Walking into a room is not generally an activity of monumental significance. Most of us walk into and out of rooms all day, and we watch others do the same. When the room is a courtroom, the dynamics change somewhat. To a plaintiff in a legal matter, walking into the courtroom may be of monumental significance. To a defendant, the activity may be even more significant. When the defendant is a head of state, the dynamics become complex.
Yesterday, Brazil's president was the subject of an impeachment vote for making improper budgetary maneuvers. Eventually, she may need to visit a courtroom to defend against these charges. Ultimately, she is not likely to be convicted of wrongdoing because of her affiliation with China. In fact, those who dared to call for a vote of impeachment are much more likely to be indicted and convicted of wrongdoing. That one may have one's good name and reputation besmirched for doing what many believe was the right thing to do in calling for the impeachment vote is unfortunate. However, when the timing is such that a rescue operation may be imminent, one has nothing to lose and everything to gain by engaging 100% and doing what one knows to be the right thing to do.
If you become aware that certain negative repercussions are imminent and acting in defense against those repercussions is potentially dangerous, one may be hesitant to act.
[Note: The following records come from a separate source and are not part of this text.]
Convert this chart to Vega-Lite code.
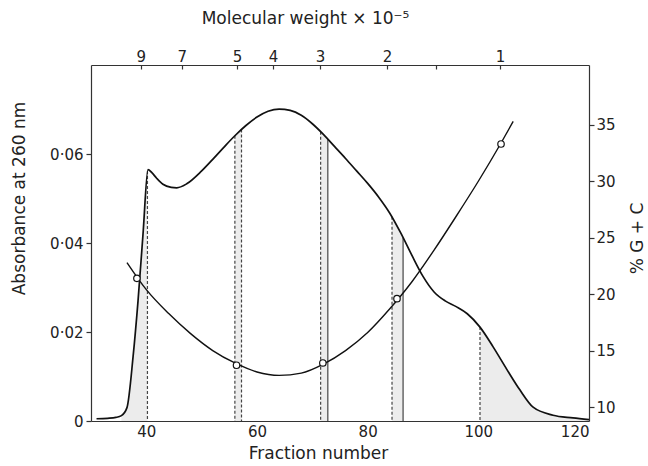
{
  "$schema": "https://vega.github.io/schema/vega-lite/v6.json",
  "width": 498,
  "height": 356,
  "autosize": {"type": "none"},
  "padding": {"left": 91, "top": 65, "right": 59, "bottom": 45},
  "background": "white",
  "config": {
    "view": {"stroke": null},
    "axis": {
      "labelFont": "DejaVu Sans", "titleFont": "DejaVu Sans",
      "labelFontSize": 15, "titleFontSize": 17, "titleFontWeight": "normal",
      "labelColor": "#222", "titleColor": "#222",
      "domainColor": "#333", "tickColor": "#333", "domainWidth": 1.2, "tickWidth": 1.2,
      "grid": false
    }
  },
  "datasets": {
    "abs": [
      {"f": 31, "a": 0.0005}, {"f": 33, "a": 0.0006}, {"f": 34.5, "a": 0.0008}, {"f": 35.5, "a": 0.0012},
      {"f": 36.5, "a": 0.003}, {"f": 37.6, "a": 0.0144}, {"f": 38.5, "a": 0.027}, {"f": 39.4, "a": 0.042},
      {"f": 40.3, "a": 0.0565}, {"f": 41.0, "a": 0.0558}, {"f": 41.9, "a": 0.0545}, {"f": 43.0, "a": 0.0532},
      {"f": 44.5, "a": 0.0525}, {"f": 45.5, "a": 0.0524}, {"f": 47.3, "a": 0.0533}, {"f": 50, "a": 0.0562},
      {"f": 52, "a": 0.0588}, {"f": 54, "a": 0.0615}, {"f": 56, "a": 0.0641}, {"f": 58, "a": 0.0664},
      {"f": 60, "a": 0.0683}, {"f": 62, "a": 0.0696}, {"f": 64, "a": 0.0701}, {"f": 66, "a": 0.0698},
      {"f": 68, "a": 0.0687}, {"f": 70, "a": 0.0668}, {"f": 72, "a": 0.0644}, {"f": 74, "a": 0.0617},
      {"f": 76, "a": 0.059}, {"f": 78, "a": 0.0562}, {"f": 80, "a": 0.0534}, {"f": 82, "a": 0.0503},
      {"f": 84, "a": 0.0467}, {"f": 86, "a": 0.0422}, {"f": 88, "a": 0.0372}, {"f": 90, "a": 0.0325},
      {"f": 92, "a": 0.029}, {"f": 94, "a": 0.027}, {"f": 96, "a": 0.0257}, {"f": 98, "a": 0.0241},
      {"f": 100.3, "a": 0.0211}, {"f": 102.7, "a": 0.0166}, {"f": 105.2, "a": 0.0115},
      {"f": 107.5, "a": 0.007}, {"f": 109.9, "a": 0.0031}, {"f": 113.5, "a": 0.0013}, {"f": 117.1, "a": 0.0007},
      {"f": 120, "a": 0.0003}
    ],
    "shade": [
      {"r": "a", "f": 35.5, "a": 0.0012}, {"r": "a", "f": 36.5, "a": 0.003}, {"r": "a", "f": 37.6, "a": 0.0144},
      {"r": "a", "f": 38.5, "a": 0.027}, {"r": "a", "f": 39.4, "a": 0.042}, {"r": "a", "f": 40.2, "a": 0.0562},
      {"r": "b", "f": 56.0, "a": 0.0641}, {"r": "b", "f": 57.2, "a": 0.0655},
      {"r": "c", "f": 71.5, "a": 0.065}, {"r": "c", "f": 72.8, "a": 0.0633},
      {"r": "d", "f": 84.4, "a": 0.0459}, {"r": "d", "f": 86.4, "a": 0.0412},
      {"r": "e", "f": 100.3, "a": 0.0211}, {"r": "e", "f": 102.7, "a": 0.0166}, {"r": "e", "f": 105.2, "a": 0.0115},
      {"r": "e", "f": 107.5, "a": 0.007}, {"r": "e", "f": 109.9, "a": 0.0031}, {"r": "e", "f": 113.5, "a": 0.0013},
      {"r": "e", "f": 117.1, "a": 0.0007}, {"r": "e", "f": 120, "a": 0.0003}
    ],
    "cuts": [
      {"f": 40.2, "a": 0.0562, "z": 0, "k": "dashed"},
      {"f": 56.0, "a": 0.0641, "z": 0, "k": "dashed"}, {"f": 57.2, "a": 0.0655, "z": 0, "k": "dashed"},
      {"f": 71.5, "a": 0.065, "z": 0, "k": "dashed"}, {"f": 72.8, "a": 0.0633, "z": 0, "k": "solid"},
      {"f": 84.4, "a": 0.0459, "z": 0, "k": "dashed"}, {"f": 86.4, "a": 0.0412, "z": 0, "k": "solid"},
      {"f": 100.3, "a": 0.0211, "z": 0, "k": "dashed"}
    ],
    "gc": [
      {"f": 36.5, "g": 22.8}, {"f": 40, "g": 20.4}, {"f": 44, "g": 18.3}, {"f": 48, "g": 16.5},
      {"f": 52, "g": 15.0}, {"f": 56, "g": 13.9}, {"f": 60, "g": 13.1}, {"f": 64, "g": 12.8},
      {"f": 68, "g": 13.0}, {"f": 72, "g": 13.8}, {"f": 76, "g": 15.0}, {"f": 80, "g": 16.6},
      {"f": 84, "g": 18.7}, {"f": 88, "g": 21.1}, {"f": 92, "g": 23.9}, {"f": 96, "g": 26.9},
      {"f": 100, "g": 30.0}, {"f": 104, "g": 33.3}, {"f": 106.3, "g": 35.3}
    ],
    "gcpts": [
      {"f": 38.3, "g": 21.4}, {"f": 56.3, "g": 13.7}, {"f": 71.9, "g": 13.9}, {"f": 85.3, "g": 19.6}, {"f": 104.1, "g": 33.3}
    ]
  },
  "layer": [
    {
      "layer": [
        {
          "data": {"name": "shade"},
          "mark": {"type": "area", "color": "#cfcfcf", "opacity": 0.4, "interpolate": "monotone"},
          "encoding": {
            "x": {"field": "f", "type": "quantitative", "scale": {"domain": [30, 120], "nice": false}},
            "y": {"field": "a", "type": "quantitative", "stack": null, "scale": {"domain": [0, 0.08], "nice": false}},
            "detail": {"field": "r", "type": "nominal"}
          }
        },
        {
          "data": {"name": "cuts"},
          "mark": {"type": "rule", "color": "#444", "strokeWidth": 1.2},
          "encoding": {
            "x": {"field": "f", "type": "quantitative", "scale": {"domain": [30, 120], "nice": false}},
            "y": {"field": "a", "type": "quantitative", "scale": {"domain": [0, 0.08], "nice": false}},
            "y2": {"field": "z"},
            "strokeDash": {"field": "k", "type": "nominal", "scale": {"domain": ["dashed", "solid"], "range": [[3, 2], [1, 0]]}, "legend": null}
          }
        },
        {
          "data": {"name": "abs"},
          "mark": {"type": "line", "color": "#111", "strokeWidth": 1.7, "interpolate": "monotone"},
          "encoding": {
            "x": {
              "field": "f", "type": "quantitative", "scale": {"domain": [30, 120], "nice": false},
              "axis": {
                "orient": "bottom", "values": [40, 60, 80, 100, 120], "tickSize": 0, "labelPadding": 3,
                "title": "Fraction  number", "titleX": 227, "titleY": 24, "titleBaseline": "top"
              }
            },
            "y": {
              "field": "a", "type": "quantitative", "scale": {"domain": [0, 0.08], "nice": false},
              "axis": {
                "orient": "left", "values": [0, 0.02, 0.04, 0.06], "tickSize": 5, "labelPadding": 3,
                "labelExpr": "datum.value == 0 ? '0' : replace(format(datum.value, '.2f'), '.', '·')",
                "title": "Absorbance  at  260  nm", "titleX": -67, "titleY": 133, "titleBaseline": "alphabetic"
              }
            }
          }
        }
      ]
    },
    {
      "layer": [
        {
          "data": {"name": "gc"},
          "mark": {"type": "line", "color": "#111", "strokeWidth": 1.4, "interpolate": "monotone"},
          "encoding": {
            "x": {
              "field": "f", "type": "quantitative", "scale": {"domain": [30, 120], "nice": false},
              "axis": {
                "orient": "top", "values": [39.0, 46.4, 56.4, 62.9, 71.4, 83.5, 92.4, 103.9],
                "labelExpr": "['9','7','5','4','3','2','','1'][indexof([39.0, 46.4, 56.4, 62.9, 71.4, 83.5, 92.4, 103.9], datum.value)]",
                "tickSize": -4, "labelPadding": 5,
                "title": "Molecular  weight  ×  10⁻⁵", "titleX": 214, "titleY": -42, "titleBaseline": "alphabetic"
              }
            },
            "y": {
              "field": "g", "type": "quantitative", "scale": {"domain": [8.76, 40.3], "nice": false, "zero": false},
              "axis": {
                "orient": "right", "values": [10, 15, 20, 25, 30, 35], "tickSize": 5, "labelPadding": 2,
                "title": "% G + C", "titleAngle": 270, "titleX": 53, "titleY": 173, "titleBaseline": "alphabetic"
              }
            }
          }
        },
        {
          "data": {"name": "gcpts"},
          "mark": {"type": "point", "shape": "circle", "size": 42, "filled": false, "fill": "white", "stroke": "#111", "strokeWidth": 1.2, "opacity": 1},
          "encoding": {
            "x": {"field": "f", "type": "quantitative", "scale": {"domain": [30, 120], "nice": false}},
            "y": {"field": "g", "type": "quantitative", "scale": {"domain": [8.76, 40.3], "nice": false, "zero": false}}
          }
        }
      ]
    }
  ],
  "resolve": {"scale": {"y": "independent"}, "axis": {"x": "independent", "y": "independent"}}
}
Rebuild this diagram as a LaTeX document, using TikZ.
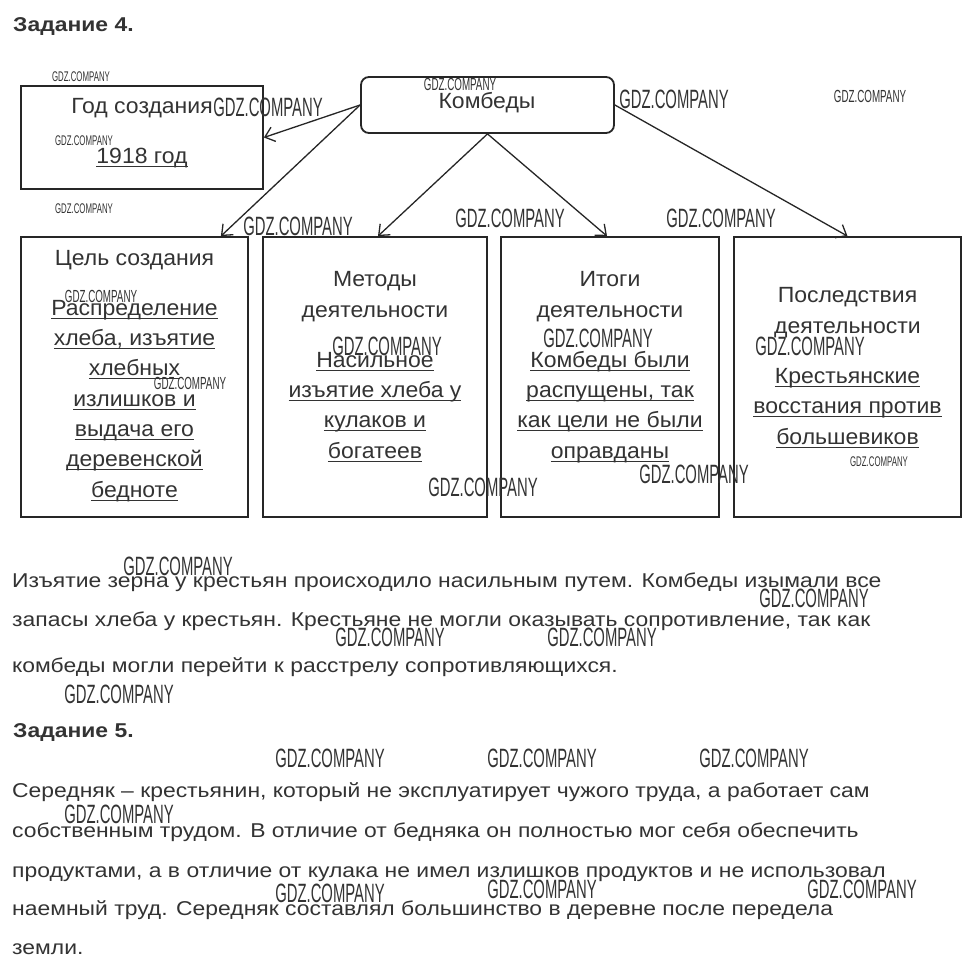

It may be even more difficult if one is personally threatened with additional negative repercussions. One overriding factor in making a decision is looking beyond the current circumstances to the natural trajectory. Is there a much greater potential for a hopeful solution if you take action than if you maintain the status quo? Will taking action now move you into a higher operating paradigm that will have a greater capacity to produce a favorable solution? Is a generalized fear overwhelming the decision-making process? Is taking action the right thing to do for yourself, your country, your fellow citizens, and the global community as a whole? If the answer to these questions is "yes," then courage demands that you take immediate positive action.